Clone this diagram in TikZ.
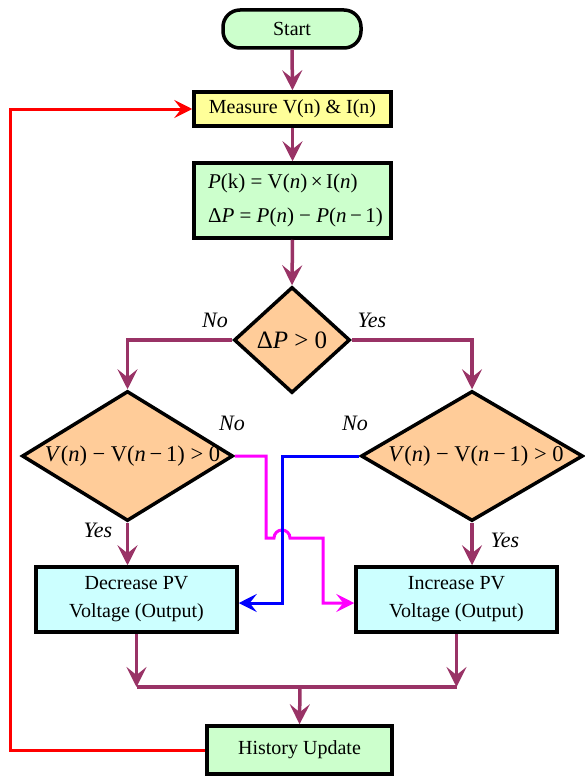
\documentclass[tikz,border=0pt]{standalone}
\usepackage{fontspec}
\setmainfont{Liberation Serif}
\usetikzlibrary{arrows.meta,shapes.geometric}
\definecolor{flowc}{HTML}{993366}
\definecolor{pgreen}{HTML}{CCFFCC}
\definecolor{pyellow}{HTML}{FFFF99}
\definecolor{ppeach}{HTML}{FFCC99}
\definecolor{pcyan}{HTML}{CCFFFF}
\definecolor{pmag}{HTML}{FF00FF}
\definecolor{pred}{HTML}{FF0000}
\definecolor{pblue}{HTML}{0000FF}
\begin{document}
\begin{tikzpicture}[x=1pt,y=-1pt,
  box/.style={draw=black,line width=3.5pt,inner sep=0pt,align=center,font=\fontsize{20}{28}\selectfont},
  dia/.style={draw=black,line width=3.5pt,diamond,fill=ppeach,inner sep=0pt},
  dtext/.style={font=\fontsize{22.5}{26}\selectfont,inner sep=0pt},
  lab/.style={font=\fontsize{22}{26}\selectfont\itshape,inner sep=0pt},
  flow/.style={draw=flowc,line width=3.5pt,-{Stealth[length=20pt,width=20pt,inset=8pt]}},
  flown/.style={draw=flowc,line width=3.5pt},
  fb/.style={line width=3pt,-{Stealth[length=18pt,width=18pt,inset=7pt]}}
]
\useasboundingbox (0,0) rectangle (584,776);
% nodes
\node[box,fill=pgreen,rounded corners=17pt,minimum width=138pt,minimum height=38pt] (start) at (292,29) {Start};
\node[box,fill=pyellow,minimum width=197pt,minimum height=34pt] (meas) at (292.5,109) {Measure V(n) \& I(n)};
\node[box,fill=pgreen,minimum width=197pt,minimum height=75pt] (pbox) at (292.5,200.5) {};
\node[align=left,inner sep=0pt,font=\fontsize{21}{34}\selectfont] (ptext) at ([xshift=3pt]pbox.center)
  {\textit{P}(k) = V(\textit{n})\,×\,I(\textit{n})\\ Δ\textit{P} = \textit{P}(\textit{n}) − \textit{P}(\textit{n}\,−\,1)};
\node[dia,minimum width=116pt,minimum height=106pt] (d0) at (292,340) {};
\node[dtext,font=\fontsize{25}{28}\selectfont] (t0) at (d0.center) {Δ\textit{P} > 0};
\node[dia,minimum width=211pt,minimum height=130pt] (dL) at (127.5,456) {};
\node[dtext] (tL) at ([xshift=5pt]dL.center) {\textit{V}(\textit{n}) − V(\textit{n}\,−\,1) > 0};
\node[dia,minimum width=222pt,minimum height=130pt] (dR) at (472,456) {};
\node[dtext] (tR) at ([xshift=4pt]dR.center) {\textit{V}(\textit{n}) − V(\textit{n}\,−\,1) > 0};
\node[box,fill=pcyan,minimum width=201pt,minimum height=65pt] (dec) at (136.5,599.5) {Decrease PV\\Voltage (Output)};
\node[box,fill=pcyan,minimum width=201pt,minimum height=65pt] (inc) at (456.5,599.5) {Increase PV\\Voltage (Output)};
\node[box,fill=pgreen,minimum width=185pt,minimum height=48pt] (hist) at (299.5,750) {History Update};
% labels
\node[lab] (l1) at (215,320) {No};
\node[lab] (l2) at (372,320) {Yes};
\node[lab] (l3) at (232,423) {No};
\node[lab] (l4) at (355,423) {No};
\node[lab] (l5) at (98,530) {Yes};
\node[lab] (l6) at (505,540) {Yes};
% coordinates
\coordinate (jn) at (300,687);
\coordinate (rl) at (10,0);
\coordinate (mx) at (266,0);
\coordinate (my) at (323,0);
\coordinate (bx) at (282,0);
\coordinate (hy) at (0,538);
\coordinate (ay) at (0,603);
% main flow
\draw[flow] (start.south) -- (meas.north);
\draw[flow] (meas.south) -- (pbox.north);
\draw[flow] (pbox.south) -- (d0.north);
\draw[flow] (d0.west) -| (dL.north);
\draw[flow] (d0.east) -| (dR.north);
\draw[flow] (dL.south) -- (dL.south |- dec.north);
\draw[flow] (dR.south) -- (dR.south |- inc.north);
\draw[flown] (dec.south |- jn) -- (inc.south |- jn);
\draw[flow] (dec.south) -- (dec.south |- jn);
\draw[flow] (inc.south) -- (inc.south |- jn);
\draw[flow] (jn) -- (hist.north);
% feedback
\draw[fb,pred] (hist.west) -- (hist.west -| rl) |- (meas.west);
% magenta
\draw[fb,pmag] (dL.east) -- (dL.east -| mx) -- (mx |- hy) -- ([xshift=-8pt]bx |- hy)
  arc[start angle=180,end angle=0,radius=8pt] -- (my |- hy) -- (my |- ay) -- (inc.west |- ay);
% blue
\draw[fb,pblue] (dR.west) -- (dR.west -| bx) -- (bx |- ay) -- (dec.east |- ay);
\end{tikzpicture}
\end{document}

| The exercise |
Leave out the pictures and copy the rest of the material above exactly.

| The output |
Clone this diagram in TikZ.
\documentclass[tikz,border=0pt]{standalone}
\usepackage{fontspec}
\setmainfont{Liberation Serif}
\usetikzlibrary{arrows.meta,shapes.geometric}
\definecolor{flowc}{HTML}{993366}
\definecolor{pgreen}{HTML}{CCFFCC}
\definecolor{pyellow}{HTML}{FFFF99}
\definecolor{ppeach}{HTML}{FFCC99}
\definecolor{pcyan}{HTML}{CCFFFF}
\definecolor{pmag}{HTML}{FF00FF}
\definecolor{pred}{HTML}{FF0000}
\definecolor{pblue}{HTML}{0000FF}
\begin{document}
\begin{tikzpicture}[x=1pt,y=-1pt,
  box/.style={draw=black,line width=3.5pt,inner sep=0pt,align=center,font=\fontsize{20}{28}\selectfont},
  dia/.style={draw=black,line width=3.5pt,diamond,fill=ppeach,inner sep=0pt},
  dtext/.style={font=\fontsize{22.5}{26}\selectfont,inner sep=0pt},
  lab/.style={font=\fontsize{22}{26}\selectfont\itshape,inner sep=0pt},
  flow/.style={draw=flowc,line width=3.5pt,-{Stealth[length=20pt,width=20pt,inset=8pt]}},
  flown/.style={draw=flowc,line width=3.5pt},
  fb/.style={line width=3pt,-{Stealth[length=18pt,width=18pt,inset=7pt]}}
]
\useasboundingbox (0,0) rectangle (584,776);
% nodes
\node[box,fill=pgreen,rounded corners=17pt,minimum width=138pt,minimum height=38pt] (start) at (292,29) {Start};
\node[box,fill=pyellow,minimum width=197pt,minimum height=34pt] (meas) at (292.5,109) {Measure V(n) \& I(n)};
\node[box,fill=pgreen,minimum width=197pt,minimum height=75pt] (pbox) at (292.5,200.5) {};
\node[align=left,inner sep=0pt,font=\fontsize{21}{34}\selectfont] (ptext) at ([xshift=3pt]pbox.center)
  {\textit{P}(k) = V(\textit{n})\,×\,I(\textit{n})\\ Δ\textit{P} = \textit{P}(\textit{n}) − \textit{P}(\textit{n}\,−\,1)};
\node[dia,minimum width=116pt,minimum height=106pt] (d0) at (292,340) {};
\node[dtext,font=\fontsize{25}{28}\selectfont] (t0) at (d0.center) {Δ\textit{P} > 0};
\node[dia,minimum width=211pt,minimum height=130pt] (dL) at (127.5,456) {};
\node[dtext] (tL) at ([xshift=5pt]dL.center) {\textit{V}(\textit{n}) − V(\textit{n}\,−\,1) > 0};
\node[dia,minimum width=222pt,minimum height=130pt] (dR) at (472,456) {};
\node[dtext] (tR) at ([xshift=4pt]dR.center) {\textit{V}(\textit{n}) − V(\textit{n}\,−\,1) > 0};
\node[box,fill=pcyan,minimum width=201pt,minimum height=65pt] (dec) at (136.5,599.5) {Decrease PV\\Voltage (Output)};
\node[box,fill=pcyan,minimum width=201pt,minimum height=65pt] (inc) at (456.5,599.5) {Increase PV\\Voltage (Output)};
\node[box,fill=pgreen,minimum width=185pt,minimum height=48pt] (hist) at (299.5,750) {History Update};
% labels
\node[lab] (l1) at (215,320) {No};
\node[lab] (l2) at (372,320) {Yes};
\node[lab] (l3) at (232,423) {No};
\node[lab] (l4) at (355,423) {No};
\node[lab] (l5) at (98,530) {Yes};
\node[lab] (l6) at (505,540) {Yes};
% coordinates
\coordinate (jn) at (300,687);
\coordinate (rl) at (10,0);
\coordinate (mx) at (266,0);
\coordinate (my) at (323,0);
\coordinate (bx) at (282,0);
\coordinate (hy) at (0,538);
\coordinate (ay) at (0,603);
% main flow
\draw[flow] (start.south) -- (meas.north);
\draw[flow] (meas.south) -- (pbox.north);
\draw[flow] (pbox.south) -- (d0.north);
\draw[flow] (d0.west) -| (dL.north);
\draw[flow] (d0.east) -| (dR.north);
\draw[flow] (dL.south) -- (dL.south |- dec.north);
\draw[flow] (dR.south) -- (dR.south |- inc.north);
\draw[flown] (dec.south |- jn) -- (inc.south |- jn);
\draw[flow] (dec.south) -- (dec.south |- jn);
\draw[flow] (inc.south) -- (inc.south |- jn);
\draw[flow] (jn) -- (hist.north);
% feedback
\draw[fb,pred] (hist.west) -- (hist.west -| rl) |- (meas.west);
% magenta
\draw[fb,pmag] (dL.east) -- (dL.east -| mx) -- (mx |- hy) -- ([xshift=-8pt]bx |- hy)
  arc[start angle=180,end angle=0,radius=8pt] -- (my |- hy) -- (my |- ay) -- (inc.west |- ay);
% blue
\draw[fb,pblue] (dR.west) -- (dR.west -| bx) -- (bx |- ay) -- (dec.east |- ay);
\end{tikzpicture}
\end{document}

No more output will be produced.